OUR CHEFS/FARMERS/STORYTELLERS

MIKE COSTELLO   CHEF - FARMER  

Growing up on a farm in Kanawha County, West Virginia, Mike Costello developed an appreciation for the land at at early age. As a youngster, he also found a home in the kitchen, learning to string pole beans and bake traditional desserts from his grandmother, "Momaw" Betty Williams. His interest in cooking eventually led him to enroll in culinary school at Johnson and Wales University in Charleston, South Carolina. After working in West Virginia restaurant kitchens and encountering a then-pervasive mentality that "quality" ingredients must be shipped to Appalachia from far away, Mike backed away from his formal culinary education before it even started. 

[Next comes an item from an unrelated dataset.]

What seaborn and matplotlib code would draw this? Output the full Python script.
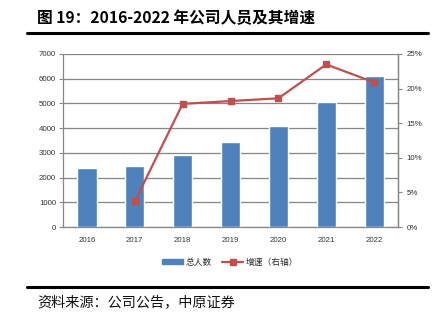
import matplotlib
matplotlib.use("Agg")
import matplotlib.pyplot as plt
import seaborn as sns
import pandas as pd
import numpy as np
from matplotlib.lines import Line2D
from matplotlib.patches import Patch

years = ["2016", "2017", "2018", "2019", "2020", "2021", "2022"]
staff = [2380, 2470, 2920, 3450, 4090, 5050, 6110]
growth_years = ["2017", "2018", "2019", "2020", "2021", "2022"]
growth = [3.7, 17.8, 18.2, 18.6, 23.5, 20.9]
left_ticks = [0, 1000, 2000, 3000, 4000, 5000, 6000, 7000]
right_ticks = [0, 5, 10, 15, 20, 25]

title = "图 19：2016-2022 年公司人员及其增速"
source = "资料来源：公司公告，中原证券"
bar_label = "总人数"
line_label = "增速（右轴）"

sns.set_style("white")
plt.rcParams["font.family"] = ["Noto Sans CJK SC", "DejaVu Sans"]

BLUE = "#4F81BD"
RED = "#C0504D"
GRID = "#868686"

W, H = 444, 324
fig = plt.figure(figsize=(W / 100, H / 100), dpi=100)

L, R, T, B = 63, 398, 54, 227
ax = fig.add_axes([L / W, 1 - B / H, (R - L) / W, (B - T) / H])

df = pd.DataFrame({"year": years, "staff": staff})
sns.barplot(data=df, x="year", y="staff", color=BLUE, width=0.4,
            saturation=1, ax=ax, zorder=3)
ax.set_xlim(-0.5, len(years) - 0.5)
ax.set_ylim(0, 7000)
ax.set_yticks(left_ticks)
ax.set_yticklabels([str(v) for v in left_ticks])
ax.set_xlabel("")
ax.set_ylabel("")
ax.grid(axis="y", color=GRID, linewidth=0.9, zorder=0)
ax.set_axisbelow(True)
ax.spines["top"].set_visible(False)
for s in ["left", "bottom", "right"]:
    ax.spines[s].set_color(GRID)
    ax.spines[s].set_linewidth(0.9)
ax.tick_params(axis="y", direction="out", length=3, width=0.8, color=GRID,
               labelsize=5.7, labelcolor="#333333", pad=2)
ax.tick_params(axis="x", which="major", length=0, labelsize=5.7,
               labelcolor="#333333", pad=7)
ax.set_xticks(np.arange(-0.5, len(years), 1.0), minor=True)
ax.tick_params(axis="x", which="minor", direction="out", length=3,
               width=0.8, color=GRID)
for lab in ax.get_xticklabels() + ax.get_yticklabels():
    lab.set_fontfamily(["Liberation Sans", "DejaVu Sans"])

ax2 = ax.twinx()
pos = [years.index(y) for y in growth_years]
ax2.plot(pos, growth, color=RED, linewidth=1.6, marker="s", markersize=5,
         markerfacecolor=RED, markeredgecolor=RED, zorder=5)
ax2.set_ylim(0, 25)
ax2.set_yticks(right_ticks)
ax2.set_yticklabels([f"{v}%" for v in right_ticks])
for s in ["top", "left", "bottom"]:
    ax2.spines[s].set_visible(False)
ax2.spines["right"].set_color(GRID)
ax2.spines["right"].set_linewidth(0.9)
ax2.tick_params(axis="y", direction="out", length=3, width=0.8, color=GRID,
                labelsize=5.7, labelcolor="#333333", pad=3)
for lab in ax2.get_yticklabels():
    lab.set_fontfamily(["Liberation Sans", "DejaVu Sans"])

handles = [Patch(facecolor=BLUE, edgecolor=BLUE),
           Line2D([0], [0], color=RED, linewidth=1.6, marker="s",
                  markersize=4.5)]
fig.legend(handles, [bar_label, line_label], loc="center",
           bbox_to_anchor=(230 / W, 1 - 262 / H), ncol=2, frameon=False,
           handlelength=2.4, handleheight=0.6,
           columnspacing=1.2, handletextpad=0.3,
           prop={"family": ["Noto Sans CJK SC", "DejaVu Sans"], "size": 6.3})

fig.text(37 / W, 1 - 18 / H, title, fontsize=11.3, fontweight="bold",
         ha="left", va="center", color="black")
fig.add_artist(Line2D([27 / W, 428 / W], [1 - 33 / H, 1 - 33 / H],
                      color="black", linewidth=2.2,
                      transform=fig.transFigure))
fig.add_artist(Line2D([27 / W, 428 / W], [1 - 287 / H, 1 - 287 / H],
                      color="black", linewidth=2.2,
                      transform=fig.transFigure))
fig.text(37 / W, 1 - 302 / H, source, fontsize=10.2, ha="left", va="center",
         color="#111111")

fig.savefig("out.png", dpi=100)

Instead of landing in the Carolina Low Country, Mike enrolled in journalism school at West Virginia University, where his work established a recognition of food as an important mark of Appalachia's rich cultural heritage. In taking on reporting and documentary-style projects focused on food heritage, Mike learned the importance of storytelling, which remains central to Lost Creek Farm's cuisine. Most importantly, he maintained a strong passion for food and an even stronger passion for the region, never losing sight of an early desire to open a culinary business that would make the Mountain State proud.  

Mike continues his journalistic work as a contributing editor, focusing on issues in regional food and culture at 100 Days in Appalachia. He serves on the Board of Directors for the Appalachian Food Summit and is involved in food and small farm policy initiatives with the West Virginia Food and Farm Coalition.

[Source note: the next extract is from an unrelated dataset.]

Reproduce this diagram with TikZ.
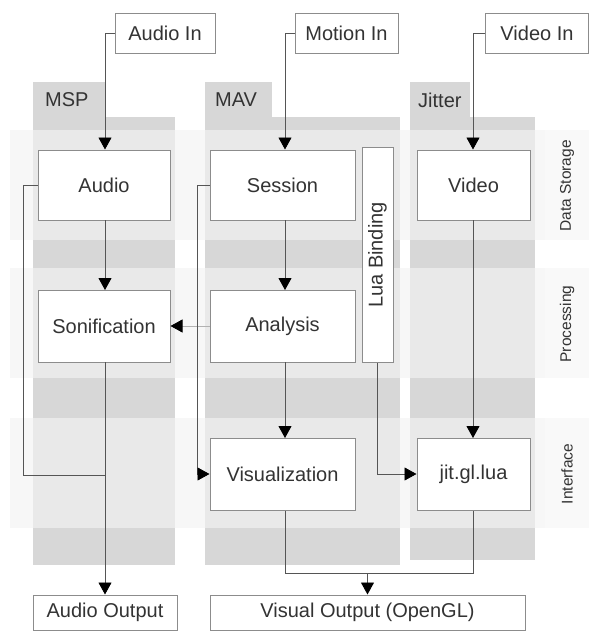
\documentclass[tikz,border=0pt]{standalone}
\usepackage{fontspec}
\setmainfont{Liberation Sans}
\usetikzlibrary{arrows.meta}
\definecolor{colgray}{HTML}{D7D7D7}
\definecolor{bandgray}{HTML}{F2F2F2}
\definecolor{txt}{HTML}{333333}
\definecolor{edge}{HTML}{8C8C8C}
\definecolor{wire}{HTML}{555555}
\tikzset{
  box/.style={draw=edge, line width=1pt, fill=white, text=txt, inner sep=0pt,
    font=\fontsize{20}{24}\selectfont},
  lbl/.style={text=txt, font=\fontsize{20}{24}\selectfont, inner sep=0pt},
  rowlbl/.style={text=txt, font=\fontsize{15.5}{18}\selectfont, inner sep=0pt, rotate=90},
  wire/.style={draw=wire, line width=0.9pt},
  arr/.style={wire, -{Triangle[width=13pt,length=12pt,color=black,fill=black]}},
}
\begin{document}
\begin{tikzpicture}[x=1pt,y=-1pt]
\useasboundingbox (0,0) rectangle (589,633);
% row bands (background)
\foreach \a/\b in {130/240,268/378,418/528}{
  \fill[bandgray] (10,\a) rectangle (589,\b);
}
% columns
\fill[colgray] (33,82) rectangle (105,117);
\fill[colgray] (33,117) rectangle (175,565);
\fill[colgray] (205,82) rectangle (272,117);
\fill[colgray] (205,117) rectangle (400,565);
\fill[colgray] (410,82) rectangle (470,117);
\fill[colgray] (410,117) rectangle (535,560);
% row bands overlay
\foreach \a/\b in {130/240,268/378,418/528}{
  \fill[white, opacity=0.45] (10,\a) rectangle (545,\b);
  \fill[white, opacity=0.6] (545,\a) rectangle (589,\b);
}
% column labels
\node[lbl, anchor=west] (msp) at (45,100) {MSP};
\node[lbl, anchor=west] (mav) at (215,100) {MAV};
\node[lbl, anchor=west] (jit) at (418,100) {Jitter};
% row labels
\node[rowlbl] (ds) at (567,186) {Data Storage};
\node[rowlbl] (pr) at (567,324) {Processing};
\node[rowlbl] (itf) at (567,474) {Interface};
% input boxes
\node[box, minimum width=100pt, minimum height=40pt] (ain) at (165,33) {Audio In};
\node[box, minimum width=103pt, minimum height=40pt] (min) at (346.5,33) {Motion In};
\node[box, minimum width=103pt, minimum height=40pt] (vin) at (537,33) {Video In};
% main boxes
\node[box, minimum width=132pt, minimum height=70pt] (audio) at (104,185) {Audio};
\node[box, minimum width=145pt, minimum height=70pt] (session) at (282.5,185) {Session};
\node[box, minimum width=31pt, minimum height=215pt] (lua) at (377.5,255) {};
\node[lbl, rotate=90] (luat) at (lua.center) {Lua Binding};
\node[box, minimum width=113pt, minimum height=70pt] (video) at (473.5,185) {Video};
\node[box, minimum width=132pt, minimum height=72pt] (son) at (104,326) {Sonification};
\node[box, minimum width=145pt, minimum height=72pt] (ana) at (282.5,326) {Analysis};
\node[box, minimum width=145pt, minimum height=72pt] (vis) at (282.5,474) {Visualization};
\node[box, minimum width=113pt, minimum height=72pt] (jgl) at (473.5,474) {jit.gl.lua};
% outputs
\node[box, minimum width=144pt, minimum height=35pt] (aout) at (105,612.5) {Audio Output};
\node[box, minimum width=315pt, minimum height=35pt] (vout) at (367.5,612.5) {Visual Output (OpenGL)};
% helper coordinates
\coordinate (a1) at (105,33);
\coordinate (m1) at (285,33);
\coordinate (v1) at (473,33);
\coordinate (aL1) at (23,185);
\coordinate (aL2) at (23,475);
\coordinate (aL3) at (105,475);
\coordinate (sL1) at (197,185);
\coordinate (sL2) at (197,474);
\coordinate (lb) at (377,474);
\coordinate (b1) at (285,573);
\coordinate (b2) at (473,573);
\coordinate (bm) at (367.5,573);
% connectors
\draw[arr] (ain.west) -- (a1) -- (a1 |- audio.north);
\draw[arr] (min.west) -- (m1) -- (m1 |- session.north);
\draw[arr] (vin.west) -- (v1) -- (v1 |- video.north);
\draw[arr] (105,220) -- (105,290);
\draw[arr] (105,362) -- (aout.north);
\draw[wire] (audio.west) -- (aL1) -- (aL2) -- (aL3);
\draw[arr] (285,220) -- (285,290);
\draw[arr] (285,362) -- (285,438);
\draw[arr, draw=gray!60] (ana.west) -- (son.east);
\draw[arr] (session.west) -- (sL1) -- (sL2) -- (vis.west);
\draw[arr] (lua.south -| lb) -- (lb) -- (jgl.west);
\draw[arr] (473,220) -- (473,438);
\draw[wire] (b1 |- vis.south) -- (b1) -- (b2) -- (b2 |- jgl.south);
\draw[arr] (bm) -- (vout.north);
\end{tikzpicture}
\end{document}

AMY DAWSON  FARM MANAGER - BAKER 

Growing up just down the road, Amy Dawson knew of Lost Creek Farm as her grandparents' homeplace. A sixth-generation Lost Creek area native, she was raised on a nearby small-scale cattle farm operated by her parents.  

Each summer of her childhood was spent gardening, fixing fence, chasing cattle, playing outside, cooking, and reading. After a brief diversion to college and law school, she has found herself back home, with her own take on the traditional family business of farming.

In addition to managing most on-farm operations, Amy also serves as Lost Creek Farm's baker and pastry chef. She is currently a participant in the West Virginia Folklife Program's Master Apprenticeship program, focusing on traditional Appalachian salt-rising bread.